**STATED TASK**
Exact reproduction of the data is required, with images excluded.

___ INFORMATION SUPPLIED

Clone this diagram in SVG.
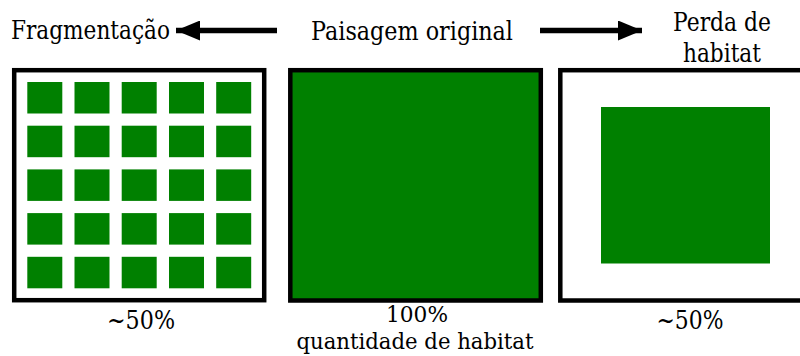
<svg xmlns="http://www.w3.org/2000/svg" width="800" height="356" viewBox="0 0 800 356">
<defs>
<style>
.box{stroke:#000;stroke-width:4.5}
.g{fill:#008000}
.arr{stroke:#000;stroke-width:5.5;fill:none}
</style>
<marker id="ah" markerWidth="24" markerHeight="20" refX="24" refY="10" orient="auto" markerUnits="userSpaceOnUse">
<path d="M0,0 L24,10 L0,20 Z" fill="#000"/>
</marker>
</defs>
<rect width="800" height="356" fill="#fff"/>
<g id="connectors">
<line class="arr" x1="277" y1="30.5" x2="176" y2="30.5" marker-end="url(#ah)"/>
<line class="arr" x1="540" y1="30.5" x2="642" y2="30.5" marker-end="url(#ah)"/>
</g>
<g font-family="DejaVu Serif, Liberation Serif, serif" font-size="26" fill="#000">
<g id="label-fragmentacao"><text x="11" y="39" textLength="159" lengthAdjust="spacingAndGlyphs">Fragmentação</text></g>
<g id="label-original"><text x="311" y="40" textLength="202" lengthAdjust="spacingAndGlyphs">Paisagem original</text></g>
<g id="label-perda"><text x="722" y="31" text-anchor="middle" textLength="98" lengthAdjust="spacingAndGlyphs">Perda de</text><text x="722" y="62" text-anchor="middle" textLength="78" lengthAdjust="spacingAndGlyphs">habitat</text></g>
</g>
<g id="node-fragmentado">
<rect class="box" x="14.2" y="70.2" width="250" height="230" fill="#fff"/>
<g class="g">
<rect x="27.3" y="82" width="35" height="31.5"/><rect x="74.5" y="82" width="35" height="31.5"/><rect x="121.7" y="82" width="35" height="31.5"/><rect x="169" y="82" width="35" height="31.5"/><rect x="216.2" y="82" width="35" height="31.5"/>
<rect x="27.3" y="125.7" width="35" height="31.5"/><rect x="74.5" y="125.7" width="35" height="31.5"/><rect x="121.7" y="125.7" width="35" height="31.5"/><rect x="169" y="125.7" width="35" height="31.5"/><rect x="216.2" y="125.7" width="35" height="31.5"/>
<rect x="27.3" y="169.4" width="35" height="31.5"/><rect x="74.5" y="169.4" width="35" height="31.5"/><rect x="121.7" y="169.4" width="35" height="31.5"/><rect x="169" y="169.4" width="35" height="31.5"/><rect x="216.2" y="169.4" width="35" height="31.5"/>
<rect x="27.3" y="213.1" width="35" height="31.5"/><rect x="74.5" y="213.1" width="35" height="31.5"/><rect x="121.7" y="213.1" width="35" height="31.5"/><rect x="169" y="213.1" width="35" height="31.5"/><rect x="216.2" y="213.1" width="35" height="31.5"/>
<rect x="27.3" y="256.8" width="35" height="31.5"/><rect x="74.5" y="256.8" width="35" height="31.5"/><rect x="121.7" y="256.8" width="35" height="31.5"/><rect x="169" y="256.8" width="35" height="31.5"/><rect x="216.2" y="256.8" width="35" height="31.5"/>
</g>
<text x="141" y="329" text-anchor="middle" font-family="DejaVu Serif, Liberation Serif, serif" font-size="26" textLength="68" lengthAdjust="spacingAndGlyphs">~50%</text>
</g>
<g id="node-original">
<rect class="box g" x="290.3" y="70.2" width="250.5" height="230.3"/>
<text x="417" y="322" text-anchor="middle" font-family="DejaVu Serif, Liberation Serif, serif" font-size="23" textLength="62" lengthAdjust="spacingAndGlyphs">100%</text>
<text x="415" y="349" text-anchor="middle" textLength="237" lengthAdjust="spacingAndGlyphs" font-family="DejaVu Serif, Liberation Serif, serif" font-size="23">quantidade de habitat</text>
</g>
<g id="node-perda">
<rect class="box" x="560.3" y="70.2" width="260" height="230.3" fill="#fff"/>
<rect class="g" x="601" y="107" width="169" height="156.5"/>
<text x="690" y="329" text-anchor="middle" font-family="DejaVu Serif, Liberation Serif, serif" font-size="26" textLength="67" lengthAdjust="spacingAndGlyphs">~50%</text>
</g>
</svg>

______

**RESPONSE TO THIS TASK**
Clone this diagram in SVG.
<svg xmlns="http://www.w3.org/2000/svg" width="800" height="356" viewBox="0 0 800 356">
<defs>
<style>
.box{stroke:#000;stroke-width:4.5}
.g{fill:#008000}
.arr{stroke:#000;stroke-width:5.5;fill:none}
</style>
<marker id="ah" markerWidth="24" markerHeight="20" refX="24" refY="10" orient="auto" markerUnits="userSpaceOnUse">
<path d="M0,0 L24,10 L0,20 Z" fill="#000"/>
</marker>
</defs>
<rect width="800" height="356" fill="#fff"/>
<g id="connectors">
<line class="arr" x1="277" y1="30.5" x2="176" y2="30.5" marker-end="url(#ah)"/>
<line class="arr" x1="540" y1="30.5" x2="642" y2="30.5" marker-end="url(#ah)"/>
</g>
<g font-family="DejaVu Serif, Liberation Serif, serif" font-size="26" fill="#000">
<g id="label-fragmentacao"><text x="11" y="39" textLength="159" lengthAdjust="spacingAndGlyphs">Fragmentação</text></g>
<g id="label-original"><text x="311" y="40" textLength="202" lengthAdjust="spacingAndGlyphs">Paisagem original</text></g>
<g id="label-perda"><text x="722" y="31" text-anchor="middle" textLength="98" lengthAdjust="spacingAndGlyphs">Perda de</text><text x="722" y="62" text-anchor="middle" textLength="78" lengthAdjust="spacingAndGlyphs">habitat</text></g>
</g>
<g id="node-fragmentado">
<rect class="box" x="14.2" y="70.2" width="250" height="230" fill="#fff"/>
<g class="g">
<rect x="27.3" y="82" width="35" height="31.5"/><rect x="74.5" y="82" width="35" height="31.5"/><rect x="121.7" y="82" width="35" height="31.5"/><rect x="169" y="82" width="35" height="31.5"/><rect x="216.2" y="82" width="35" height="31.5"/>
<rect x="27.3" y="125.7" width="35" height="31.5"/><rect x="74.5" y="125.7" width="35" height="31.5"/><rect x="121.7" y="125.7" width="35" height="31.5"/><rect x="169" y="125.7" width="35" height="31.5"/><rect x="216.2" y="125.7" width="35" height="31.5"/>
<rect x="27.3" y="169.4" width="35" height="31.5"/><rect x="74.5" y="169.4" width="35" height="31.5"/><rect x="121.7" y="169.4" width="35" height="31.5"/><rect x="169" y="169.4" width="35" height="31.5"/><rect x="216.2" y="169.4" width="35" height="31.5"/>
<rect x="27.3" y="213.1" width="35" height="31.5"/><rect x="74.5" y="213.1" width="35" height="31.5"/><rect x="121.7" y="213.1" width="35" height="31.5"/><rect x="169" y="213.1" width="35" height="31.5"/><rect x="216.2" y="213.1" width="35" height="31.5"/>
<rect x="27.3" y="256.8" width="35" height="31.5"/><rect x="74.5" y="256.8" width="35" height="31.5"/><rect x="121.7" y="256.8" width="35" height="31.5"/><rect x="169" y="256.8" width="35" height="31.5"/><rect x="216.2" y="256.8" width="35" height="31.5"/>
</g>
<text x="141" y="329" text-anchor="middle" font-family="DejaVu Serif, Liberation Serif, serif" font-size="26" textLength="68" lengthAdjust="spacingAndGlyphs">~50%</text>
</g>
<g id="node-original">
<rect class="box g" x="290.3" y="70.2" width="250.5" height="230.3"/>
<text x="417" y="322" text-anchor="middle" font-family="DejaVu Serif, Liberation Serif, serif" font-size="23" textLength="62" lengthAdjust="spacingAndGlyphs">100%</text>
<text x="415" y="349" text-anchor="middle" textLength="237" lengthAdjust="spacingAndGlyphs" font-family="DejaVu Serif, Liberation Serif, serif" font-size="23">quantidade de habitat</text>
</g>
<g id="node-perda">
<rect class="box" x="560.3" y="70.2" width="260" height="230.3" fill="#fff"/>
<rect class="g" x="601" y="107" width="169" height="156.5"/>
<text x="690" y="329" text-anchor="middle" font-family="DejaVu Serif, Liberation Serif, serif" font-size="26" textLength="67" lengthAdjust="spacingAndGlyphs">~50%</text>
</g>
</svg>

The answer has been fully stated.